When I was growing up, I lived next to the Rosales family for 20 years. Mr. Rosales was a police officer who used to capture or kill our cats and bully my mom over everything while wearing his police uniform. Mrs. Rosales used to lecture my mom over the back fence over the perils of letting me wear pants as a young lady. Their daughter Jenny used to damn my soul to eternal damnation for being a pagan Catholic who worshipped false idols. Our family really couldn’t stand the Rosales family, but my brother and I were forced to play nice with their children.
For years I listened to my mom rant and rave about how much she despised everything Rosales. I hate their boat because it blocks my view of the mountain. Mike Rosales is a nerd because he mows the lawn in polyester pants. Cristina Rosales is such a bitch because she looks in my kitchen window and criticized me for being a single mother. Jenny Rosales is nosey and is always peeking over the fence in the backyard. My mom abhorred everything about the Rosales family. Over the years they grew to irritate me, too.
One day Mr. Rosales began to bully my mom because as she was watering her roses, she accidentally sprayed the side of his boat. He ranted and raved about how she didn’t respect his belongings, loud enough for other neighbors to come out. Mrs. Rosales came out and joined the ranting. The next day, Mr. Rosales came over to our house in his police uniform and said that he was going to file a vandalism charge on my mom for wetting his boat. That was the day that I declared war on the Rosales family in my head.
A couple of weeks later, my mother was unfortunately in a serious car accident that landed her in the hospital for months. My father, unbeknownst to the drama between my mom and the Rosales family, asked Mrs. Rosales to babysit for me for a few weeks until my mom was discharged from the hospital. Mrs. Rosales happily obliged probably just so that she had plenty of time to talk about how my mom was in the hospital precisely because God was punishing her for being a Catholic. Every day I plotted and planned about how I could get back at her for being so mean.
One day Jenny and I went into the backyard to get ready to go swimming. As I jumped into the pool, I saw Mrs. Rosales place a few large glasses of lemonade on the table for herself as well as the children. It was then that my mind began to plot and plan until I finally decided that one way or another I was going to pee in Mrs. Rosales’ yellow lemonade. A filthy drink for a filthy mouth, I rationalized.

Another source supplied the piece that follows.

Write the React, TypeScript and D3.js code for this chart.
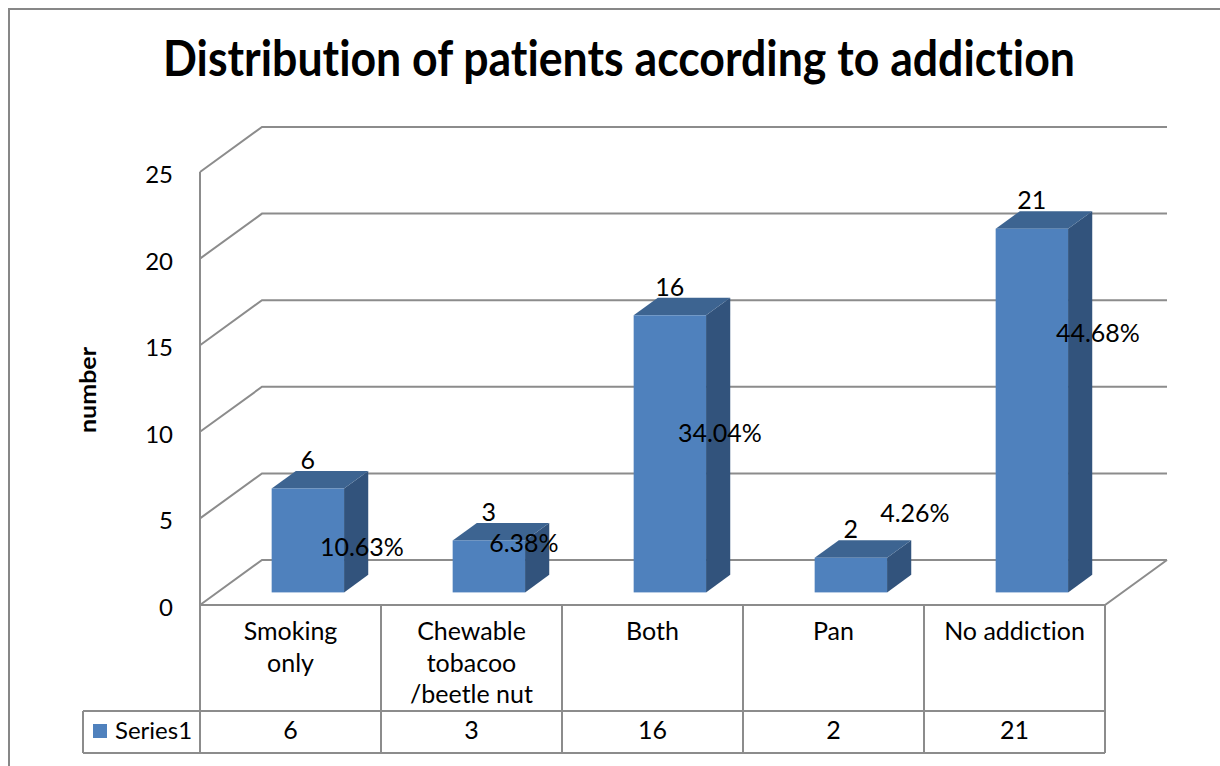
import React from "react";
import * as d3 from "d3";

// Chart data
const categories = ["Smoking only", "Chewable tobacoo /beetle nut", "Both", "Pan", "No addiction"];
const categoryLines = [["Smoking", "only"], ["Chewable", "tobacoo", "/beetle nut"], ["Both"], ["Pan"], ["No addiction"]];
const values = [6, 3, 16, 2, 21];
const percentLabels = ["10.63%", "6.38%", "34.04%", "4.26%", "44.68%"];
const yTicks = [0, 5, 10, 15, 20, 25];
const seriesName = "Series1";
const titleText = "Distribution of patients according to addiction";
const yAxisTitle = "number";

// Layout / style constants
const W = 1220;
const H = 766;
const PLOT_LEFT = 200;
const PLOT_RIGHT = 1105;
const FLOOR_Y = 605;
const TOP_Y = 172;
const DEPTH = { x: 62, y: -45 };
const BAR_DEPTH_FROM = 0.28;
const BAR_DEPTH_TO = 0.67;
const BAR_WIDTH_RATIO = 0.4;
const GRID = "#8c8c8c";
const FRONT = "#4f81bd";
const SIDE = "#32537c";
const TOP = "#3d6491";
const FONT = "Lato, 'Open Sans', sans-serif";
const TABLE_ROW = 711;
const TABLE_BOTTOM = 753;
const LEGEND_LEFT = 83;
// nudges for the percentage labels, relative to each bar's top-front centre
const pctNudge: [number, number][] = [[54, 68], [35, 12], [50, 127], [64, -36], [66, 113]];

const noLigatures: React.CSSProperties = {
  fontVariantLigatures: "none",
  fontFeatureSettings: '"liga" 0, "clig" 0, "dlig" 0, "calt" 0',
};

export default function App() {
  const x = d3.scaleBand<string>().domain(categories).range([PLOT_LEFT, PLOT_RIGHT]).padding(0);
  const y = d3.scaleLinear().domain([0, 25]).range([FLOOR_Y, TOP_Y]);
  const bw = x.bandwidth();
  const barW = bw * BAR_WIDTH_RATIO;
  const off = { x: BAR_DEPTH_FROM * DEPTH.x, y: BAR_DEPTH_FROM * DEPTH.y };
  const dd = { x: (BAR_DEPTH_TO - BAR_DEPTH_FROM) * DEPTH.x, y: (BAR_DEPTH_TO - BAR_DEPTH_FROM) * DEPTH.y };
  const line = d3.line();

  const backRight = PLOT_RIGHT + DEPTH.x;

  return (
    <svg
      width={W}
      height={H}
      style={{ position: "absolute", left: 0, top: 0, background: "#fff", ...noLigatures }}
      fontFamily={FONT}
    >
      <rect x={0} y={0} width={W} height={H} fill="#fff" />
      {/* chart area border */}
      <rect x={9} y={9} width={W + 20} height={H + 20} fill="none" stroke="#878787" strokeWidth={2} />

      {/* title */}
      <text
        x={619}
        y={76}
        textAnchor="middle"
        fontSize={50}
        fontWeight={700}
        fill="#000"
        textLength={912}
        lengthAdjust="spacingAndGlyphs"
        style={noLigatures}
      >
        {titleText}
      </text>

      {/* gridlines: side wall + back wall */}
      {yTicks.map((t) => (
        <path
          key={"g" + t}
          d={line([
            [PLOT_LEFT, y(t)],
            [PLOT_LEFT + DEPTH.x, y(t) + DEPTH.y],
            [backRight, y(t) + DEPTH.y],
          ]) as string}
          fill="none"
          stroke={GRID}
          strokeWidth={2}
        />
      ))}
      {/* floor */}
      <path
        d={line([
          [PLOT_LEFT, y(0)],
          [PLOT_RIGHT, y(0)],
          [backRight, y(0) + DEPTH.y],
        ]) as string}
        fill="none"
        stroke={GRID}
        strokeWidth={2}
      />
      {/* vertical axis */}
      <line x1={PLOT_LEFT} x2={PLOT_LEFT} y1={y(25)} y2={y(0)} stroke={GRID} strokeWidth={2} />

      {/* tick labels */}
      {yTicks.map((t) => (
        <text key={"t" + t} x={173} y={y(t) + 11} textAnchor="end" fontSize={24} fill="#000">
          {t}
        </text>
      ))}
      <text
        transform={`translate(96,390) rotate(-90)`}
        textAnchor="middle"
        fontSize={23}
        fontWeight={700}
        fill="#000"
        textLength={86}
        lengthAdjust="spacingAndGlyphs"
      >
        {yAxisTitle}
      </text>

      {/* 3D bars */}
      {categories.map((c, i) => {
        const v = values[i];
        const fx = (x(c) as number) + bw / 2 - barW / 2 + off.x;
        const fy0 = y(0) + off.y;
        const fy1 = y(v) + off.y;
        const side = [
          [fx + barW, fy1],
          [fx + barW + dd.x, fy1 + dd.y],
          [fx + barW + dd.x, fy0 + dd.y],
          [fx + barW, fy0],
        ] as [number, number][];
        const top = [
          [fx, fy1],
          [fx + dd.x, fy1 + dd.y],
          [fx + barW + dd.x, fy1 + dd.y],
          [fx + barW, fy1],
        ] as [number, number][];
        return (
          <g key={"b" + i}>
            <path d={(line(side) as string) + "Z"} fill={SIDE} />
            <path d={(line(top) as string) + "Z"} fill={TOP} />
            <rect x={fx} y={fy1} width={barW} height={fy0 - fy1} fill={FRONT} />
          </g>
        );
      })}

      {/* value and percentage labels */}
      {categories.map((c, i) => {
        const v = values[i];
        const cx = (x(c) as number) + bw / 2 + off.x;
        const fy1 = y(v) + off.y;
        return (
          <g key={"l" + i} fontSize={25} fill="#000">
            <text x={cx} y={fy1 + dd.y - 2} textAnchor="middle">
              {v}
            </text>
            <text x={cx + pctNudge[i][0]} y={fy1 + pctNudge[i][1]} textAnchor="middle">
              {percentLabels[i]}
            </text>
          </g>
        );
      })}

      {/* data table */}
      <g stroke={GRID} strokeWidth={2} fill="none">
        <line x1={PLOT_LEFT} x2={PLOT_RIGHT} y1={TABLE_ROW} y2={TABLE_ROW} />
        <line x1={LEGEND_LEFT} x2={PLOT_LEFT} y1={TABLE_ROW} y2={TABLE_ROW} />
        <line x1={LEGEND_LEFT} x2={PLOT_RIGHT} y1={TABLE_BOTTOM} y2={TABLE_BOTTOM} />
        <line x1={LEGEND_LEFT} x2={LEGEND_LEFT} y1={TABLE_ROW} y2={TABLE_BOTTOM} />
        {categories.map((c) => (
          <line key={"v" + c} x1={x(c)} x2={x(c)} y1={FLOOR_Y} y2={TABLE_BOTTOM} />
        ))}
        <line x1={PLOT_RIGHT} x2={PLOT_RIGHT} y1={FLOOR_Y} y2={TABLE_BOTTOM} />
      </g>
      {categories.map((c, i) => (
        <g key={"c" + i} fontSize={25} fill="#000" textAnchor="middle">
          {categoryLines[i].map((ln, j) => (
            <text key={j} x={(x(c) as number) + bw / 2} y={640 + j * 31.5}>
              {ln}
            </text>
          ))}
          <text x={(x(c) as number) + bw / 2} y={739}>
            {values[i]}
          </text>
        </g>
      ))}
      <rect x={93} y={724} width={14} height={14} fill={FRONT} />
      <text x={115} y={739} fontSize={24} fill="#000">
        {seriesName}
      </text>
    </svg>
  );
}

As soon as I saw that she went into the house, I grabbed her drink and ran into the poolroom bathroom. I squatted and peed quickly. Suddenly I looked up to see Jenny staring intently at me. “What are you doing? Why are you peeing in my mom’s lemonade?” she asked. I stared at her in horror. “Are you mad at my mom for some reason?”
“Yes, your mom said God is punishing my mom for being a Catholic. My mom said she doesn’t like her because she isn’t married. I’m wanted to wash her mouth out,” I answered. I was scared to death.
Jenny said, “I’m mad at my mom, too. She won’t let me play tetherball all week. Can you give me that glass ?” And then she squatted and splashed a little pee in it. “We need to add a little lemonade so that she doesn’t smell it,” she said, and took the glass outside and into the kitchen.
Jenny went into the kitchen and came back with the glass in her hand. “Mom, I put some ice cubes in your lemonade to make it extra cold,” she explained. And she looked at me out of the corner of her eye as she placed the lemonade on the table.
Jenny and I sat in the hot summer sun for what appeared like hours before her mom picked up that glass to take a sip. We smiled slyly at one another as the glass touched her lips. All day long we watched Mrs. Rossi nurse that drink and with each sip I waited for thunder and lighting to descend from the sky, but damnation never came.
That was the summer that I stopped hating Jenny Rosales so much and when we became pee lemonade sisters for life. In fact, we perfected the art of pee lemonade and gave it to all of the other neighborhood kids that we despised for years until we tried to unsuccessfully perfect the art of shit candy bars . Ah, childhood.